> _Records for processing_
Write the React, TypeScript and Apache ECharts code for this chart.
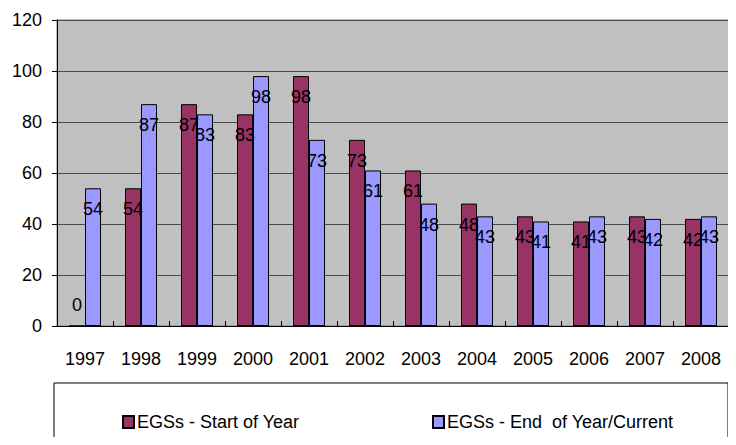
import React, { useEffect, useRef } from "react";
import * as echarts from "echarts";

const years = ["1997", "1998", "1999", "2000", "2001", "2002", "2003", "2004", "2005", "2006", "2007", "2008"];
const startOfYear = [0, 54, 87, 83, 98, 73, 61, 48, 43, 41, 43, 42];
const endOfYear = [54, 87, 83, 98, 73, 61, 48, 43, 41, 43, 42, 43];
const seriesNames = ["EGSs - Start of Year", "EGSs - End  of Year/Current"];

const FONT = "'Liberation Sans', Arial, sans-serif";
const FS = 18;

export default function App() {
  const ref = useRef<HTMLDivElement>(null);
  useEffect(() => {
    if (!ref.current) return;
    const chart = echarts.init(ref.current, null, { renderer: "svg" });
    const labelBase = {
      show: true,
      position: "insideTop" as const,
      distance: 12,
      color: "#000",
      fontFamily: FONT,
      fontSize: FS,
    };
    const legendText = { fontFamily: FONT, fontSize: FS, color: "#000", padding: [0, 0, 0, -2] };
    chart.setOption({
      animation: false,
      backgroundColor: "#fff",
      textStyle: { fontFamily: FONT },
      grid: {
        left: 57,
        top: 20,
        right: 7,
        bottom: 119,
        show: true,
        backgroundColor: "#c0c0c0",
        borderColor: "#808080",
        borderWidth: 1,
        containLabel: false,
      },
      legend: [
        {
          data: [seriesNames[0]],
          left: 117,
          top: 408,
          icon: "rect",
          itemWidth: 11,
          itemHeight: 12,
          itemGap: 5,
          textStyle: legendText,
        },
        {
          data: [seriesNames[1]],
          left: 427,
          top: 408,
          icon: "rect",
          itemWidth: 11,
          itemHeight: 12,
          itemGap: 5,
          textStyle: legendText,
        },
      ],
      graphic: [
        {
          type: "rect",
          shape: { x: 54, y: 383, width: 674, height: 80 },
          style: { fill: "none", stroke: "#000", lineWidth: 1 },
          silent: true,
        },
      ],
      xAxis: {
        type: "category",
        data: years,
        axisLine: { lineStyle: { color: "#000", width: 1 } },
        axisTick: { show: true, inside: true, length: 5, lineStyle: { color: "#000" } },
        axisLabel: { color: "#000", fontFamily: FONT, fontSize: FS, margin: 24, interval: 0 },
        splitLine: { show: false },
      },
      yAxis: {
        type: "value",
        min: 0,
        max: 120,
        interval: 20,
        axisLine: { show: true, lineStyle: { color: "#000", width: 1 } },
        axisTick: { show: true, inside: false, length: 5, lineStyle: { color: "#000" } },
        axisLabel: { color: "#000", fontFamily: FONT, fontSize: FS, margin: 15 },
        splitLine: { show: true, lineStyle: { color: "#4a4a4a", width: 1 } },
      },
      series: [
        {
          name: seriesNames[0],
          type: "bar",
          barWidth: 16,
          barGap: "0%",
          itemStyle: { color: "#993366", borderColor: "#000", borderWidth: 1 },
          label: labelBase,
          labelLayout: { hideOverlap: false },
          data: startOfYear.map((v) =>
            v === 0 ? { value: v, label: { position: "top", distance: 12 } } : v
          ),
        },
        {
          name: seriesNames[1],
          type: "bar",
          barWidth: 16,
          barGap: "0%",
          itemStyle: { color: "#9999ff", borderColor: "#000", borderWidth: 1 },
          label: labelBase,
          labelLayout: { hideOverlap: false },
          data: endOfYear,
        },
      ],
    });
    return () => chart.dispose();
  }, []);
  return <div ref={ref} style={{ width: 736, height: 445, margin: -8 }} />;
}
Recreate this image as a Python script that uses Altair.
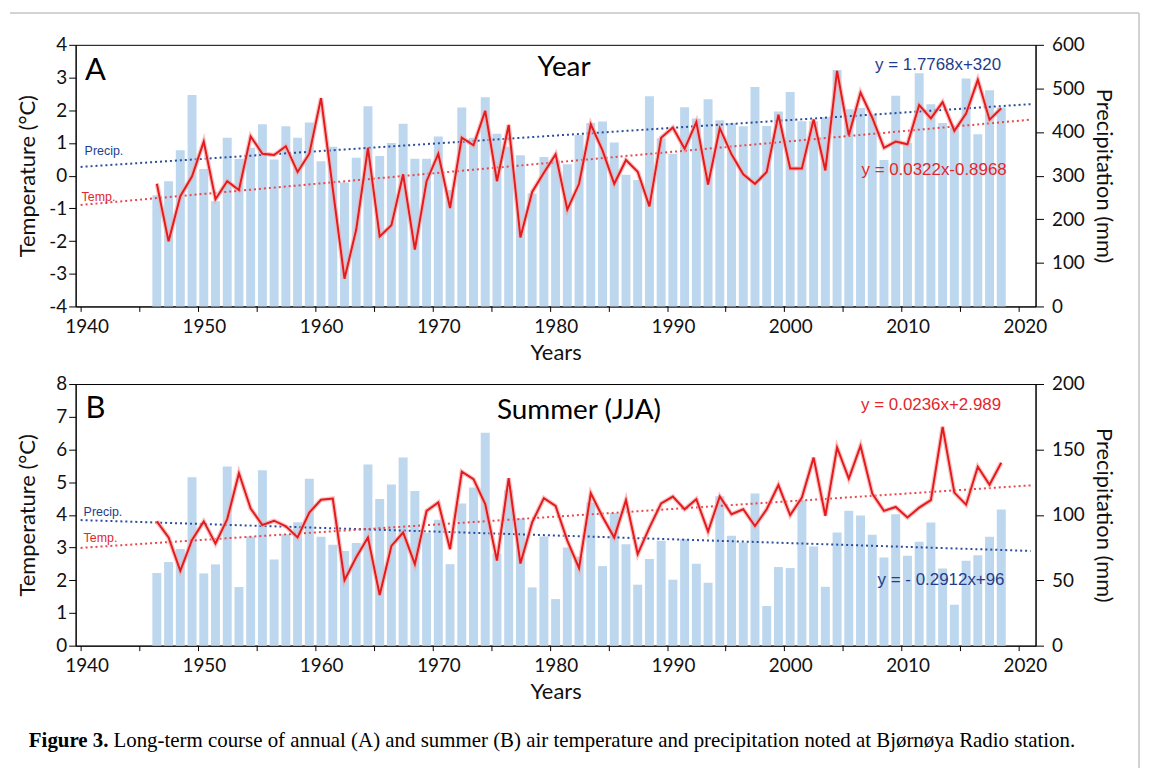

> _Written request_
Copy the entries exactly. Leave out the images.

> _Response for this exercise_
Write the React, TypeScript and Apache ECharts code for this chart.
import React, { useEffect, useRef } from "react";
import * as echarts from "echarts";

const years = ["1997", "1998", "1999", "2000", "2001", "2002", "2003", "2004", "2005", "2006", "2007", "2008"];
const startOfYear = [0, 54, 87, 83, 98, 73, 61, 48, 43, 41, 43, 42];
const endOfYear = [54, 87, 83, 98, 73, 61, 48, 43, 41, 43, 42, 43];
const seriesNames = ["EGSs - Start of Year", "EGSs - End  of Year/Current"];

const FONT = "'Liberation Sans', Arial, sans-serif";
const FS = 18;

export default function App() {
  const ref = useRef<HTMLDivElement>(null);
  useEffect(() => {
    if (!ref.current) return;
    const chart = echarts.init(ref.current, null, { renderer: "svg" });
    const labelBase = {
      show: true,
      position: "insideTop" as const,
      distance: 12,
      color: "#000",
      fontFamily: FONT,
      fontSize: FS,
    };
    const legendText = { fontFamily: FONT, fontSize: FS, color: "#000", padding: [0, 0, 0, -2] };
    chart.setOption({
      animation: false,
      backgroundColor: "#fff",
      textStyle: { fontFamily: FONT },
      grid: {
        left: 57,
        top: 20,
        right: 7,
        bottom: 119,
        show: true,
        backgroundColor: "#c0c0c0",
        borderColor: "#808080",
        borderWidth: 1,
        containLabel: false,
      },
      legend: [
        {
          data: [seriesNames[0]],
          left: 117,
          top: 408,
          icon: "rect",
          itemWidth: 11,
          itemHeight: 12,
          itemGap: 5,
          textStyle: legendText,
        },
        {
          data: [seriesNames[1]],
          left: 427,
          top: 408,
          icon: "rect",
          itemWidth: 11,
          itemHeight: 12,
          itemGap: 5,
          textStyle: legendText,
        },
      ],
      graphic: [
        {
          type: "rect",
          shape: { x: 54, y: 383, width: 674, height: 80 },
          style: { fill: "none", stroke: "#000", lineWidth: 1 },
          silent: true,
        },
      ],
      xAxis: {
        type: "category",
        data: years,
        axisLine: { lineStyle: { color: "#000", width: 1 } },
        axisTick: { show: true, inside: true, length: 5, lineStyle: { color: "#000" } },
        axisLabel: { color: "#000", fontFamily: FONT, fontSize: FS, margin: 24, interval: 0 },
        splitLine: { show: false },
      },
      yAxis: {
        type: "value",
        min: 0,
        max: 120,
        interval: 20,
        axisLine: { show: true, lineStyle: { color: "#000", width: 1 } },
        axisTick: { show: true, inside: false, length: 5, lineStyle: { color: "#000" } },
        axisLabel: { color: "#000", fontFamily: FONT, fontSize: FS, margin: 15 },
        splitLine: { show: true, lineStyle: { color: "#4a4a4a", width: 1 } },
      },
      series: [
        {
          name: seriesNames[0],
          type: "bar",
          barWidth: 16,
          barGap: "0%",
          itemStyle: { color: "#993366", borderColor: "#000", borderWidth: 1 },
          label: labelBase,
          labelLayout: { hideOverlap: false },
          data: startOfYear.map((v) =>
            v === 0 ? { value: v, label: { position: "top", distance: 12 } } : v
          ),
        },
        {
          name: seriesNames[1],
          type: "bar",
          barWidth: 16,
          barGap: "0%",
          itemStyle: { color: "#9999ff", borderColor: "#000", borderWidth: 1 },
          label: labelBase,
          labelLayout: { hideOverlap: false },
          data: endOfYear,
        },
      ],
    });
    return () => chart.dispose();
  }, []);
  return <div ref={ref} style={{ width: 736, height: 445, margin: -8 }} />;
}
Recreate this image as a Python script that uses Altair.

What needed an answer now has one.